Impact of agricultural industry transformation based on deep learning model evaluation and metaheuristic algorithms under dual carbon strategy

This study proposes a hybrid model that integrates CNN, LSTM networks, and the SMA to enable a comprehensive, multidimensional, and dynamic evaluation of agricultural industry transformation outcomes. A core innovation of the model lies in the use of SMA for the dynamic optimization of CNN-LSTM hyperparameters. Additionally, the model incorporates a region-specific adaptive strategy to address the limitations of traditional methods in spatiotemporal data fusion and parameter tuning.

Table of Contents

Construction of deep learning models: integrating CNN and LSTM

CNN is a type of deep learning architecture specifically designed for efficient image processing.

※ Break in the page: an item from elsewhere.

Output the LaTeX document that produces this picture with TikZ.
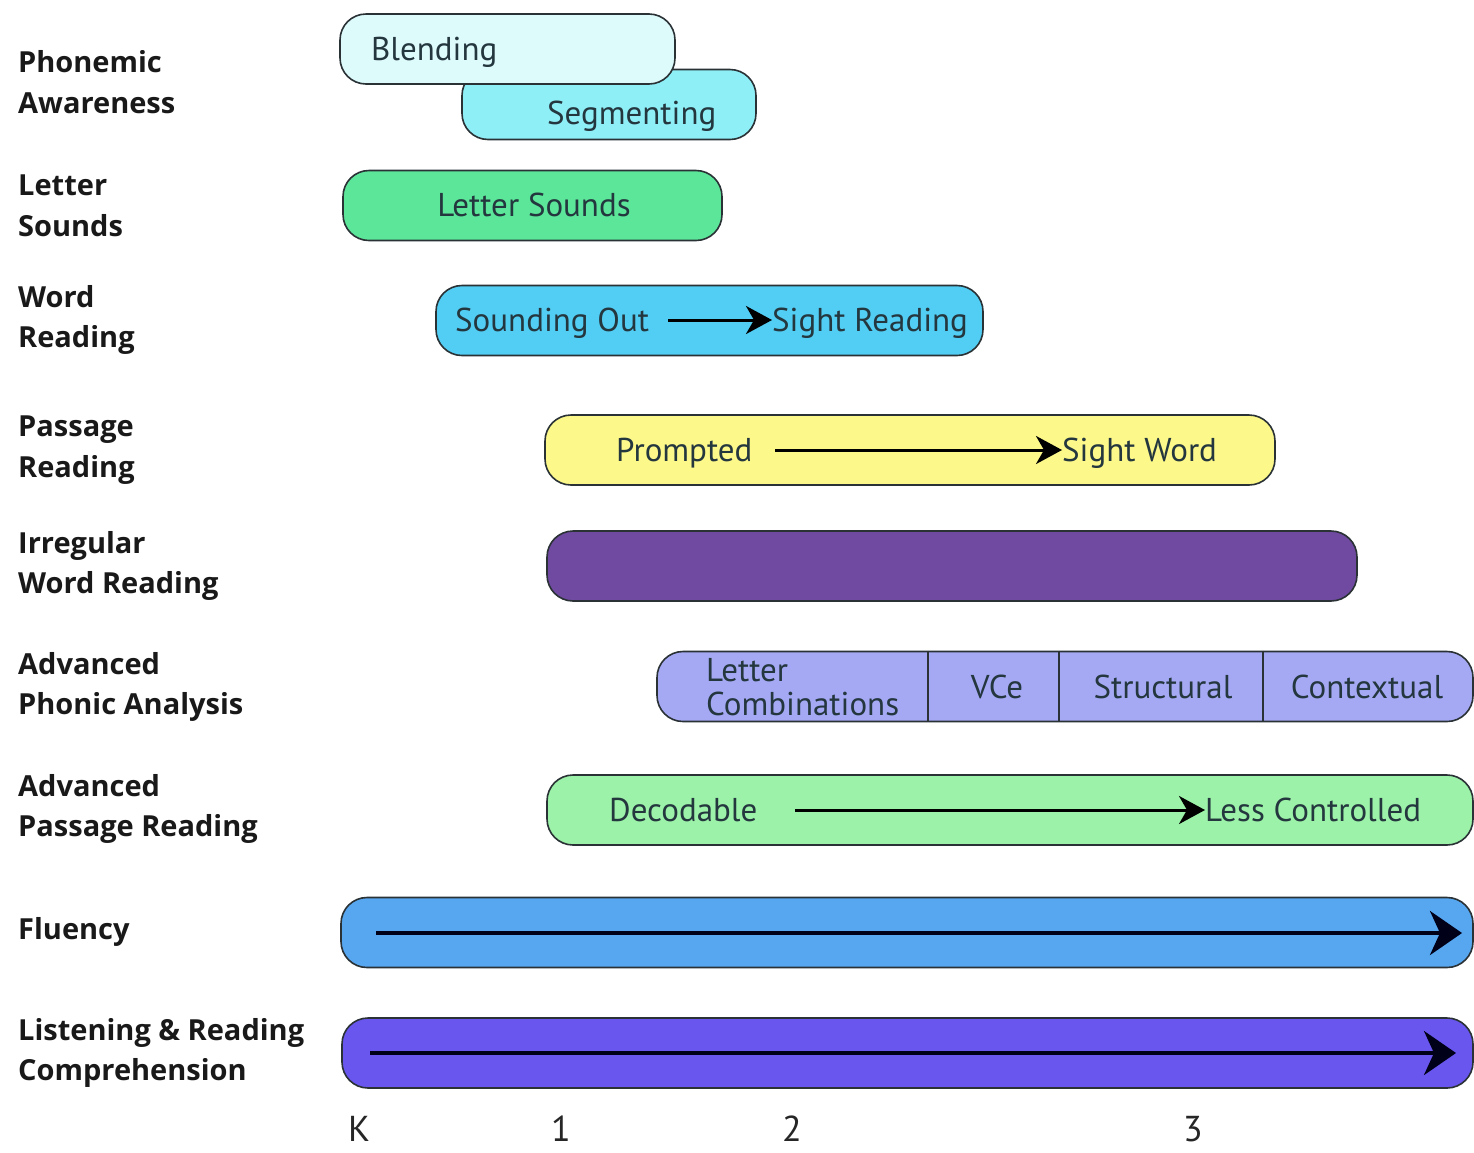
\documentclass[tikz,border=0pt]{standalone}
\usepackage{fontspec}
\setmainfont{PT Sans}
\newfontfamily\labfont{Open Sans}
\usetikzlibrary{arrows.meta}
\definecolor{cBlend}{HTML}{DEFBFC}
\definecolor{cSeg}{HTML}{8FEFF7}
\definecolor{cLS}{HTML}{5CE69A}
\definecolor{cWR}{HTML}{52CDF3}
\definecolor{cPR}{HTML}{FCF88A}
\definecolor{cIR}{HTML}{6F4AA0}
\definecolor{cAPA}{HTML}{A5A9F4}
\definecolor{cAPR}{HTML}{9CF2A8}
\definecolor{cFL}{HTML}{56A6F0}
\definecolor{cLC}{HTML}{6856EF}
\definecolor{cTxt}{HTML}{24363E}
\definecolor{cEdge}{HTML}{2A3236}
\tikzset{
  bar/.style={draw=cEdge, line width=1.6pt, rounded corners=26pt, minimum height=70pt, inner sep=0pt},
  btext/.style={font=\fontsize{33}{35}\selectfont, text=cTxt, inner sep=0pt, anchor=base west},
  rowlab/.style={font=\labfont\bfseries\fontsize{29}{40.5}\selectfont, align=left, anchor=west, inner sep=0pt, text=black!90},
  axlab/.style={font=\fontsize{36}{38}\selectfont, text=black!85, inner sep=0pt, anchor=base},
  arr/.style={line width=3pt, -{Stealth[length=26pt,width=28pt,inset=8pt]}},
  bigarr/.style={line width=4pt, -{Stealth[length=32pt,width=44pt,inset=10pt]}, draw=black!90!blue}
}
\begin{document}
\begin{tikzpicture}[x=1pt,y=-1pt]
\useasboundingbox[fill=white] (0,0) rectangle (1474,1152);

% row labels
\node[rowlab] (l1) at (18,82) {Phonemic\\Awareness};
\node[rowlab] (l2) at (18,206) {Letter\\Sounds};
\node[rowlab] (l3) at (18,320) {Word\\Reading};
\node[rowlab] (l4) at (18,450) {Passage\\Reading};
\node[rowlab] (l5) at (18,566) {Irregular\\Word Reading};
\node[rowlab] (l6) at (18,687) {Advanced\\Phonic Analysis};
\node[rowlab] (l7) at (18,809) {Advanced\\Passage Reading};
\node[rowlab] (l8) at (18,932) {Fluency};
\node[rowlab] (l9) at (18,1053) {Listening \& Reading\\Comprehension};

% Phonemic awareness
\node[bar, fill=cSeg, minimum width=294pt] (seg) at (609,104.5) {};
\node[bar, fill=cBlend, minimum width=335pt] (blend) at (507.5,49) {};
\node[btext] (tblend) at (371,60) {Blending};
\node[btext] (tseg) at (547,124) {Segmenting};

% Letter sounds
\node[bar, fill=cLS, minimum width=379pt] (ls) at (532.5,205.5) {};
\node[btext, anchor=base] (tls) at (534,216) {Letter Sounds};

% Word reading
\node[bar, fill=cWR, minimum width=547pt] (wr) at (709.5,320.5) {};
\node[btext] (tso) at (455,331) {Sounding Out};
\node[btext] (tsr) at (772,331) {Sight Reading};
\draw[arr] (668,320) -- (tsr.west |- 0,320);

% Passage reading
\node[bar, fill=cPR, minimum width=730pt] (pr) at (910,450) {};
\node[btext] (tpr) at (616,461) {Prompted};
\node[btext] (tsw) at (1062,461) {Sight Word};
\draw[arr] (775,450) -- (tsw.west |- 0,450);

% Irregular word reading
\node[bar, fill=cIR, minimum width=810pt] (ir) at (952,566) {};

% Advanced phonic analysis
\node[bar, fill=cAPA, minimum width=816pt] (apa) at (1065,686.5) {};
\draw[draw=cEdge, line width=1.6pt] (apa.north -| 928,0) -- (apa.south -| 928,0);
\draw[draw=cEdge, line width=1.6pt] (apa.north -| 1059,0) -- (apa.south -| 1059,0);
\draw[draw=cEdge, line width=1.6pt] (apa.north -| 1263,0) -- (apa.south -| 1263,0);
\node[font=\fontsize{33}{34}\selectfont, text=cTxt, align=left, anchor=west, inner sep=0pt] (tlc) at (706,687) {Letter\\Combinations};
\node[btext, anchor=base] (tvce) at (997,698) {VCe};
\node[btext, anchor=base] (tstr) at (1163,698) {Structural};
\node[btext, anchor=base] (tctx) at (1367,698) {Contextual};

% Advanced passage reading
\node[bar, fill=cAPR, minimum width=926pt] (apr) at (1010,810) {};
\node[btext] (tdec) at (609,821) {Decodable};
\node[btext] (tlcn) at (1205,821) {Less Controlled};
\draw[arr] (795,810) -- (tlcn.west |- 0,810);

% Fluency
\node[bar, fill=cFL, minimum width=1132pt] (fl) at (907,932.5) {};
\coordinate (fls) at (376,933);
\coordinate (fle) at (1462,933);
\draw[bigarr] (fls) -- (fle);

% Comprehension
\node[bar, fill=cLC, minimum width=1131pt] (lc) at (907.5,1053) {};
\coordinate (lcs) at (370,1053);
\coordinate (lce) at (1456,1053);
\draw[bigarr] (lcs) -- (lce);

% axis
\node[axlab] (ak) at (359,1141) {K};
\node[axlab] (a1) at (561,1141) {1};
\node[axlab] (a2) at (792,1141) {2};
\node[axlab] (a3) at (1193,1141) {3};
\end{tikzpicture}
\end{document}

They leverage several key features—local receptive fields, parameter sharing, and spatial hierarchies—to extract spatial features effectively. The basic structure of a CNN includes convolutional layers, activation functions, and pooling layers^42,43,44. In the convolutional layer, the input data is processed through local receptive fields using filters (also known as convolution kernels) applied in a sliding-window manner. The convolution operation can be mathematically described by Eq. (1):

$$\:\left(f*g\right)(i,j)=\sum\:_{m}\sum\:_{n}f(m,n)\cdot\:g(i-m,j-n)$$

(1)

In Eq. (1), $\:f(m,n)$ represents the input data, $\:g(i-m,j-n)$ denotes the weights of the convolution kernel, * indicates the convolution operation, and $\:(i,\:j)$ represents the coordinates of the output feature map. This operation involves calculating the dot product of weights and input data, adding a bias term $\:b$, and introducing non-linearity through an activation function. The activation layer introduces non-linearity, enabling the model to learn and perform more complex tasks.

The process of the convolution operation is illustrated in Fig. 1.

The Pooling Layer, which consists of both Max Pooling and Average Pooling, aims to reduce the number of parameters, extract key features, and decrease sensitivity to the spatial location of the input data through downsampling^45,46. The calculation for the Max Pooling operation is shown in Eq. (2):

$$\:{P}_{max}(i,j)={max}_{m,n\in\:{\Omega\:}\left(i,j\right)}I(m,n)$$

(2)

In Eq. (2), $\:{P}_{max}(i,j)$ represents the pooled feature, $\:I(m,n)$ denotes the input feature map, and $\:{\Omega\:}\left(i,j\right)$ signifies the pooling window. The pooling operation process is illustrated in Fig. 2.

The LSTM network is a specialized type of RNN designed to capture long-term dependencies in sequential data. It overcomes the vanishing gradient problem often encountered in traditional RNNs by incorporating a gating mechanism composed of input, output, and forget gates, along with a cell state featuring self-loops^47,48,49. Table 2 outlines the key steps involved in processing input sequences within an LSTM network.

The model employs a CNN to extract spatial features from agricultural data, such as farmland distribution and soil types, using standard convolution operations. An LSTM network is then used to capture long-term dependencies in temporal variables, including meteorological trends and policy changes. The outputs of the CNN and LSTM are fused through a fully connected layer to generate a unified spatiotemporal feature representation. To improve the model’s adaptability to regional heterogeneity, a dynamic weight adjustment mechanism is introduced, as defined in Eq. (3):

Table 2 Fundamental steps of LSTM network in handling input Sequences.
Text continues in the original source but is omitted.